Конъюнктуры Земли и времени. Геополитические и хронополитические интеллектуальные расследования (Цымбурский) - страница 267

Получалось, что ради соответствия российской Конституции из местных конституций следовало выкинуть, а в текстах договоров Федерации с республиками игнорировать формулу «суверенные республики», вписанную в сам Основной Закон России!
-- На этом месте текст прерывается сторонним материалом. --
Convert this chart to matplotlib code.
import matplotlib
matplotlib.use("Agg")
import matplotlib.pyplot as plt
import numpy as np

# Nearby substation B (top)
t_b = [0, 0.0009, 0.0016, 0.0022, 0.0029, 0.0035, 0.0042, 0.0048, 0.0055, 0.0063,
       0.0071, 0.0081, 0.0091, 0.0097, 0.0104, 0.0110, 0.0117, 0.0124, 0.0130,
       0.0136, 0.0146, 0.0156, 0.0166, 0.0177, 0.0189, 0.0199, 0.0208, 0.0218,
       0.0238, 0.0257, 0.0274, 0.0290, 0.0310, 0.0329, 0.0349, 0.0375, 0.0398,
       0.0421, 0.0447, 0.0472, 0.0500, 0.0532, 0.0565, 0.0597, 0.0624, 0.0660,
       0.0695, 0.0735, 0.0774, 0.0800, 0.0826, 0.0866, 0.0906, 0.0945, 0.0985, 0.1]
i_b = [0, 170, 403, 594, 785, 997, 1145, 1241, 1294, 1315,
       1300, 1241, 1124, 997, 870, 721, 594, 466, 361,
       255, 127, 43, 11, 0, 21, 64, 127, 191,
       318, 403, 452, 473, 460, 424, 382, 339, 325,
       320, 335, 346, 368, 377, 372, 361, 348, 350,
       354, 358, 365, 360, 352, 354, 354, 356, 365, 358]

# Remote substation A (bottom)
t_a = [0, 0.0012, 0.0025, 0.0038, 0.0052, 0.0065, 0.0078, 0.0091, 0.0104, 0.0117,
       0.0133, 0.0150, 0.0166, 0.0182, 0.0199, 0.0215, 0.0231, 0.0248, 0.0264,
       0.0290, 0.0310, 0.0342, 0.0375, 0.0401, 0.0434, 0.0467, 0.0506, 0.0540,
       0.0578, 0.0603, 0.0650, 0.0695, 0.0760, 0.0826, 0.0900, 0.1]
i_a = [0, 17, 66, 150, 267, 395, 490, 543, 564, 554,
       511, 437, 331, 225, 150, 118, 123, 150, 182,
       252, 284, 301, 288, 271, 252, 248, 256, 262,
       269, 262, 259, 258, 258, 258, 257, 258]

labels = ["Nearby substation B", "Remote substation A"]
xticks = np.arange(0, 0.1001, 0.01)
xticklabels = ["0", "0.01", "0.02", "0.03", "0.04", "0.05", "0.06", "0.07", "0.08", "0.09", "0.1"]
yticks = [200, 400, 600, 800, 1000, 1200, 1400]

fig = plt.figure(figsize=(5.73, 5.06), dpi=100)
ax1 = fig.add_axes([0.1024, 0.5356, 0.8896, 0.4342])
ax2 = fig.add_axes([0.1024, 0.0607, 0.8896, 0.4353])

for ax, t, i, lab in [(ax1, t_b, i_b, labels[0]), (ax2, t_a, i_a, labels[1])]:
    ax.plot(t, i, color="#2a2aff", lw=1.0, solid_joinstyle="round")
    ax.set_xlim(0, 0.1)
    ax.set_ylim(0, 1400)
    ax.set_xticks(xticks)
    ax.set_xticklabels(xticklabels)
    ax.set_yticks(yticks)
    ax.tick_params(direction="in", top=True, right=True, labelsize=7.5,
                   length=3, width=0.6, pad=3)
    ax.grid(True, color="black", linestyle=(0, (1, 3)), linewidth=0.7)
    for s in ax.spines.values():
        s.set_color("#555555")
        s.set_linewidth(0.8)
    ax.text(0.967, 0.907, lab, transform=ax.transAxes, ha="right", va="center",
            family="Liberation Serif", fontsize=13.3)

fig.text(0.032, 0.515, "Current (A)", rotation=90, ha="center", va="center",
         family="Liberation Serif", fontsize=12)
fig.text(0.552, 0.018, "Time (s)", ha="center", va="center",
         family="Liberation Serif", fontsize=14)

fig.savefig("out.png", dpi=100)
Своей парадоксальностью решения Конституционного суда от июня 2001 года оказывались вровень с древним «парадоксом лжеца» («Все критяне лгут», – сказал один из критян»)[44]. Но что до того, если самому Федеративному договору отныне не оставлялось иной судьбы, кроме как стушеваться перед решением судей.

Если Конституционный суд наступал на республики исходя из понимания суверенитета в смысле «верховенства и независимости власти», то кое-кто из «отцов республик» пробовал защищать их суверенность, рассуждая не о «верховенстве» местного права, а о его неотъемлемости от статуса этих образований. В этом отношении показательны слова, произнесенные в 2000 году главой татарского Госсовета Ф. X. Мухаметшиным: «Во всех вопросах, которые закреплены за Федерацией, она суверенна, и этот суверенитет распространяется на всю территорию государства. Но субъекты Федерации также суверенны в вопросах, которые закреплены непосредственно за ними» [Мухаметшин 2000: 10].
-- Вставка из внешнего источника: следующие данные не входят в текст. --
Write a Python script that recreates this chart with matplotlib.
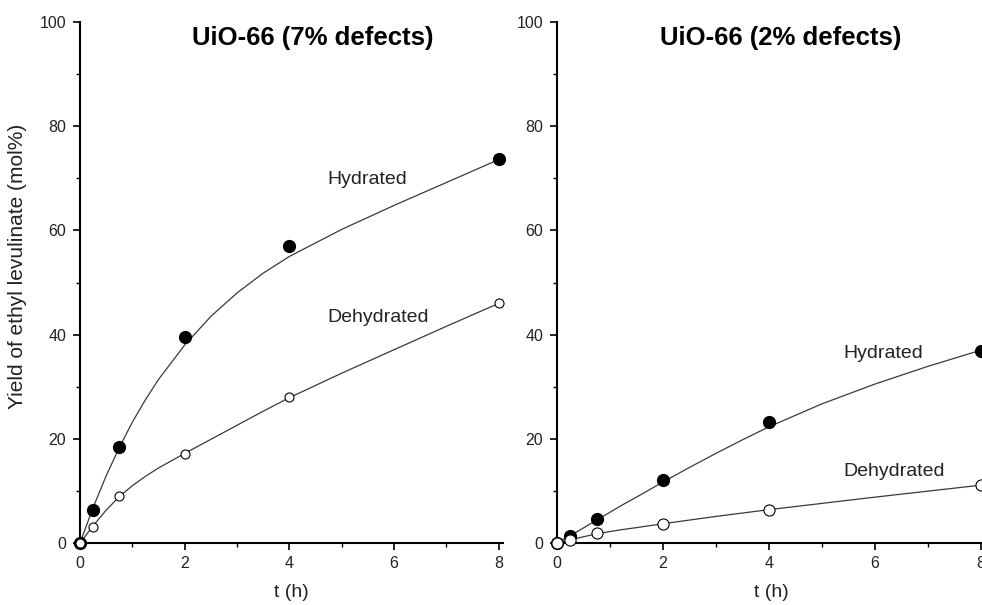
import matplotlib
matplotlib.use("Agg")
import matplotlib.pyplot as plt
from matplotlib.ticker import MultipleLocator

plt.rcParams['font.family'] = ['Liberation Sans', 'DejaVu Sans']

# ---- data ----
t_points = [0, 0.25, 0.75, 2, 4, 8]

hyd7 = [0, 6.3, 18.5, 39.5, 57.0, 73.8]
dehyd7 = [0, 3.0, 9.0, 17.0, 28.0, 46.0]
hyd2 = [0, 1.3, 4.7, 12.1, 23.3, 36.9]
dehyd2 = [0, 0.6, 1.85, 3.7, 6.4, 11.1]

# fitted curves
t_fit = [0, 0.25, 0.5, 0.75, 1, 1.25, 1.5, 2, 2.5, 3, 3.5, 4, 5, 6, 7, 8]
hyd7_fit = [0, 6.8, 12.9, 18.3, 23.2, 27.5, 31.4, 38.0, 43.5, 48.0, 51.8, 55.0, 60.2, 64.8, 69.2, 73.6]
dehyd7_fit = [0, 3.3, 6.3, 8.9, 11.0, 12.8, 14.4, 17.2, 19.9, 22.6, 25.3, 27.9, 32.6, 37.1, 41.6, 46.0]
hyd2_fit = [0, 1.4, 2.9, 4.4, 5.9, 7.4, 8.8, 11.7, 14.5, 17.2, 19.8, 22.3, 26.7, 30.5, 33.9, 37.0]
dehyd2_fit = [0, 0.6, 1.2, 1.75, 2.2, 2.6, 2.95, 3.7, 4.4, 5.1, 5.75, 6.4, 7.6, 8.8, 9.95, 11.1]

titles = ["UiO-66 (7% defects)", "UiO-66 (2% defects)"]
x_ticks = [0, 2, 4, 6, 8]
y_ticks = [0, 20, 40, 60, 80, 100]

W, H = 982, 605
fig = plt.figure(figsize=(W / 100, H / 100), dpi=100)

xmax = 8.08
ax1 = fig.add_axes([80 / W, 62 / H, 423 / W, 521 / H])
ax2 = fig.add_axes([557 / W, 62 / H, 428 / W, 521 / H])

panels = [
    (ax1, hyd7, dehyd7, hyd7_fit, dehyd7_fit, titles[0], 0.55,
     (4.73, 69.7), (4.73, 43.2), 6.5),
    (ax2, hyd2, dehyd2, hyd2_fit, dehyd2_fit, titles[1], 0.523,
     (5.4, 36.3), (5.4, 13.8), 8),
]

line_col = '#3a3a3a'
for ax, hy, de, hyf, def_, title, tx, hpos, dpos, open_ms in panels:
    ax.plot(t_fit, hyf, color=line_col, lw=0.9, zorder=2, clip_on=False)
    ax.plot(t_fit, def_, color=line_col, lw=0.9, zorder=2, clip_on=False)
    ax.plot(t_points, hy, 'o', color='black', ms=8.5, mec='black', zorder=3, clip_on=False)
    ax.plot(t_points, de, 'o', color='white', ms=open_ms, mec='black', mew=0.8, zorder=4, clip_on=False)

    ax.set_xlim(0, xmax)
    ax.set_ylim(0, 100)
    ax.set_xticks(x_ticks)
    ax.set_yticks(y_ticks)
    ax.xaxis.set_minor_locator(MultipleLocator(1))
    ax.yaxis.set_minor_locator(MultipleLocator(10))
    for s in ['top', 'right']:
        ax.spines[s].set_visible(False)
    for s in ['left', 'bottom']:
        ax.spines[s].set_linewidth(1.5)
        ax.spines[s].set_color('black')
    ax.tick_params(which='major', direction='out', length=5, width=1.2,
                   labelsize=11.5, colors='black', labelcolor='#222222')
    ax.tick_params(axis='x', which='major', pad=4)
    ax.tick_params(axis='y', which='major', pad=5)
    ax.tick_params(which='minor', direction='out', length=3, width=1.0, colors='black')
    ax.set_xlabel('t (h)', fontsize=14, color='#222222', labelpad=10)

    ax.text(tx, 0.969, title, transform=ax.transAxes, ha='center', va='center',
            fontsize=18.5, fontweight='bold', color='black')
    ax.text(hpos[0], hpos[1], 'Hydrated', fontsize=14, color='#222222', va='center', ha='left')
    ax.text(dpos[0], dpos[1], 'Dehydrated', fontsize=14, color='#222222', va='center', ha='left')

ax1.set_ylabel('Yield of ethyl levulinate (mol%)', fontsize=15, color='#222222')
ax1.yaxis.set_label_coords(-0.125, 0.53)

fig.savefig('out.png', dpi=100)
Но эти доводы били мимо цели. Ведь теперь речь шла уже не о споре политиков с правоведами. Судьи сами явно работали на новый политический курс, выступая политиками, а когда политик апеллирует к «полновластию, независимости и единству», как правило, это бывает нужно затем, чтобы прижать к ногтю каких-то других политиков. Так было и теперь. Судьи объявили, что российские республики вообще «не вправе наделять себя свойствами суверенного государства – даже при условии, что их суверенитет признавался бы ограниченным», поскольку «Конституция Российской Федерации связывает <…> статус и полномочия республик, находящихся в составе Российской Федерации, не с их волеизъявлением в порядке договора, а с волеизъявлением многонационального российского народа – носителя и единственного источника власти в Российской Федерации, который <…> конституировал возрожденную суверенную государственность России как исторически сложившееся государственное единство в его настоящем федеративном устройстве» [Собрание законодательства РФ 2000: 5166].

Итак, вопреки славному советскому правоведу Левину, наша Конституция в ее истолковании от 2000 года не признавала субъекты Федерации как таковые, но конституировала эти субъекты, создавала их согласно желанию многонационального народа, а вместе с ними творились и их власти, не имевшие никаких собственных прав, кроме тех, которые им передоверяла власть общероссийская. О чем судьи прямо и заявляли: «Соответствующие полномочия и предметы ведения проистекают не из волеизъявления республик, а из Конституции Российской Федерации» [Собрание законодательства РФ 2000: 5169]. Особенно впечатляет судейский комментарий к включенному было в горно-алтайскую конституцию прямому запрету складировать на земле республики радиоактивные отходы и отравляющие вещества. Этот запрет оказывался антиконституционным, поскольку расщепляющиеся материалы, а также химические яды по российской Конституции (ст. 71, пп. «ж» и «м») попадали в ведение Центра. Горный Алтай выступал узурпатором, «исключая возможность какого бы то ни было федерального регулирования» в отношении использования подобных субстанций на своей земле. Однако же по прямому смыслу этого «антиконституционного» запрета выходило, что республика сопротивлялась лишь такому «федеральному регулированию», которое состояло бы в завозе изотопов и ядов на Алтай. Но ведь несть власти в Федерации, кроме той, что происходит от ее «многонационального народа»! Московские функционеры, если бы приняли решение устроить по уральским образцам радиоактивную свалку на Алтае, могли бы с полным правом сослаться на волю этого «дрыхнущего» суверена. А алтайцы в своем протесте не могли бы опираться на суверенитет своего собственного «многонационального народа», ибо такого народа, как выяснялось, не существует вовсе, а сама республика оказывалась сотворенной из небытия той же самой волей, которая возжелала бы нашинковать ее недра смертоносными продуктами. Такая вот политическая теология вышла из-под юридических сводов.